18 They bruised his feet with shackles,
his neck was put in irons,
19 till what he foretold came to pass,
till the word of the LORD proved him true.

20 The king sent and released him,
the ruler of peoples set him free.


One of the types I made in my above mentioned series is that godless, pagan Egypt was a type of an equally wicked world. Verse 20 in the above passage reinforces this type by telling us, essentially, that Egypt was very likely the first world empire. The tip off to this conclusion is the term "peoples", which is just another way of saying "nations". Pharaoh was a ruler of nations, just as Satan is the "god of this age" (2Cor 4:4) and the "ruler of the kingdom of the air" (Eph 2:2) which is also Satan's kingdom of darkness (Col 1:13).

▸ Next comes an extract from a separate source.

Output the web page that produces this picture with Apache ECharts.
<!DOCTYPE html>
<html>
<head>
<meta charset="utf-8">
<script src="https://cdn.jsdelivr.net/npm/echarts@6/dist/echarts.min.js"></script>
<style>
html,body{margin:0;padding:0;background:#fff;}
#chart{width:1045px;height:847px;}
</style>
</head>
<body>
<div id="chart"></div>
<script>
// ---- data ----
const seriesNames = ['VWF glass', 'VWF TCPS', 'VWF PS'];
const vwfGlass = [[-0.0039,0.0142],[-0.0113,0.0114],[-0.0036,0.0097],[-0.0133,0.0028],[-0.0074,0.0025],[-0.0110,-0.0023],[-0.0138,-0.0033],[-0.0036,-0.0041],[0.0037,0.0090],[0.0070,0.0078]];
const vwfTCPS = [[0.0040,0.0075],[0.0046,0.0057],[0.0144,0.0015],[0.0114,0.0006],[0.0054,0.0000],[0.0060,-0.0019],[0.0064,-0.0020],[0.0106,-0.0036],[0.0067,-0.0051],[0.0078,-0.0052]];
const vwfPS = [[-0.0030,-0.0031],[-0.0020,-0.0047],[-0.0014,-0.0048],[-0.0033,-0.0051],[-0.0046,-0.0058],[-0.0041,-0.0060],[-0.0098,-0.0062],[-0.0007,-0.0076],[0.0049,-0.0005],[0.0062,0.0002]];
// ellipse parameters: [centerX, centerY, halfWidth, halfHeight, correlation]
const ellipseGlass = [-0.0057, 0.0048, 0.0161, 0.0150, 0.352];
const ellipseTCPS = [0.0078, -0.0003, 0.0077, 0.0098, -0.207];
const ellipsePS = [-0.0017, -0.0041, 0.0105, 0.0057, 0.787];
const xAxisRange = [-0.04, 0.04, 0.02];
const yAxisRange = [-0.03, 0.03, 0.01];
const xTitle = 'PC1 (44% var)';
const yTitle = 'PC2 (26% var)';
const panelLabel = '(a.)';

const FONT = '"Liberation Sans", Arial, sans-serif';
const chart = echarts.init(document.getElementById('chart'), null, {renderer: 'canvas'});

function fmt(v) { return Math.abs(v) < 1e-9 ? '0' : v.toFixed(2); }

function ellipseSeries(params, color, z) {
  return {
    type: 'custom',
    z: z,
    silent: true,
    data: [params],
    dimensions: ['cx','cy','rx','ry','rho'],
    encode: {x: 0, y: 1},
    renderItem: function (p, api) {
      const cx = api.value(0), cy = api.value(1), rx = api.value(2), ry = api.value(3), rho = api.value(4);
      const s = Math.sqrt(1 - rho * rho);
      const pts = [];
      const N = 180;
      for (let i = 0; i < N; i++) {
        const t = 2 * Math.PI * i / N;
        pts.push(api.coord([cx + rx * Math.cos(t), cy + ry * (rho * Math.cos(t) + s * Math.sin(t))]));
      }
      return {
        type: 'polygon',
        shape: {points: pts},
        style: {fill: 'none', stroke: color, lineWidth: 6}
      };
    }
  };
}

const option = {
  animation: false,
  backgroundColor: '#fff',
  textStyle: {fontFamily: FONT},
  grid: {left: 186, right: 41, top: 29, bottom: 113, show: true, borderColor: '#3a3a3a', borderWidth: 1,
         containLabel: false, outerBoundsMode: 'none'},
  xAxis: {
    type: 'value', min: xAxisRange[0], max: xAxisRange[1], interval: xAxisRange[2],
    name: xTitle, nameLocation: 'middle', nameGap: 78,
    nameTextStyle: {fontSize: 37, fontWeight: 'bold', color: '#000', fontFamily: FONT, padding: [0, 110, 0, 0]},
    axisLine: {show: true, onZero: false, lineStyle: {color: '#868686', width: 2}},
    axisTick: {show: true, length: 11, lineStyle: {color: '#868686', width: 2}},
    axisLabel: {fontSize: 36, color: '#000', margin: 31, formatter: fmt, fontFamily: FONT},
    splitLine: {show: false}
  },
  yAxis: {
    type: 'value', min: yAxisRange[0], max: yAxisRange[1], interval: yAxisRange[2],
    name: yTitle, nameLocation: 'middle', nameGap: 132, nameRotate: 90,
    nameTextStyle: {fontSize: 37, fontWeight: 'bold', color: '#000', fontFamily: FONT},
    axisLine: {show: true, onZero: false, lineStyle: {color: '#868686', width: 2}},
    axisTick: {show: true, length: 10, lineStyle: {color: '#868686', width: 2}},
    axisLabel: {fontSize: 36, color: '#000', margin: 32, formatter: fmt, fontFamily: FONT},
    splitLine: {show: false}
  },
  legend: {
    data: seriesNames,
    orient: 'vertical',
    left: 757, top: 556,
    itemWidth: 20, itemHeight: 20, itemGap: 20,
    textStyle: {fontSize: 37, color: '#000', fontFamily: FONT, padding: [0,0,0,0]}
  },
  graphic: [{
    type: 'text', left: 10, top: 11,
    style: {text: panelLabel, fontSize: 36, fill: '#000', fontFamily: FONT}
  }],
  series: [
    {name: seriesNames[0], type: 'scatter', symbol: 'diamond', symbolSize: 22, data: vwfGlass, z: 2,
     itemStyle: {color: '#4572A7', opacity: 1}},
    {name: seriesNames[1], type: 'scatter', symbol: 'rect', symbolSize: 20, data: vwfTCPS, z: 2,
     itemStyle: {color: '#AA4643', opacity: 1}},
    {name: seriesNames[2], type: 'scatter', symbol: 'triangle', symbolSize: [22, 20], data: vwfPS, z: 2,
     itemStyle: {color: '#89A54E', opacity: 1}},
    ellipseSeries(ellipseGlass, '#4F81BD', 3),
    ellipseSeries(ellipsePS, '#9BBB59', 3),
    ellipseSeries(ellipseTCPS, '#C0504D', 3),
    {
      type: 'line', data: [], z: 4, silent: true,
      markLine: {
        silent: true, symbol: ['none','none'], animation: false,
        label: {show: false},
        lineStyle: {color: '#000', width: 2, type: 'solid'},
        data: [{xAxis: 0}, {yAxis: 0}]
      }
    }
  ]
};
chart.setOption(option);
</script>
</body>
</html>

Also, as a brief aside, many conservative bible scholars understand the "seven heads and seven hills" and the "seven kings" in Rev 17:9-10 as referring to kingdoms in the context passage, which speaks of five that have fallen, one is and one is to come. So, these kingdoms or empires would have chronologically been Egypt, Assyria, Babylon, Mede-Persia, Greece and Rome, with one more to come. I totally agree with this interpretation; for "heads" can be understood as individual kings or kingdoms with context, of course, being the determinate.

And we must not forget that God raised Pharaoh up to literally make him a shameful, humiliating spectacle on the world stage, and to actually diminish the Egyptian empire in the eyes of the other nations, since the God of the Israelites totally defeated Egypt's pantheon of Gods, including Pharaoh who was considered be the god of Egypt who mediated between his nation and the other gods.

Then we have this passage in the same Psalm:
Ps 105:24-25
24 The LORD made his people very fruitful;
he made them too numerous for their foes,
25 whose hearts he turned to hate his people,
to conspire against his servants.

NIV


In this passage, too, we can certainly see another strong parallel between Egypt the type and the world the antitype. Egypt hated God's chosen, covenant people just as the world hates God's New Covenant people (Jn 15:18-19; 1Jn 3:13).

We know that God hardened Pharaoh's heart so that he would not let his chosen people go. But this passage takes to "hardening" to another level by including all Egypt ("their foes"). This passage very strongly reinforces the sovereinty of God that is found in several Proverbs, in Jer 10, etc. Tthe hearts of kings are not the only hearts that God controls (Prov 21:1) but the hearts of entire nations, as well!

Moreover, the implication to this passage is that God gave Egypt over to a reprobate mind. One of the major premises to my typology series is that God "came down" to resucue solely HIS firstborn -- only HIS chosen, covenant people -- only Abraham's descendants. God did not come down to rescue Egypt anymore than Christ came down from heaven to rescue the entire world from its sins. Christ came into this world to save his Father's elect -- all whom the Father gave to him in eternity.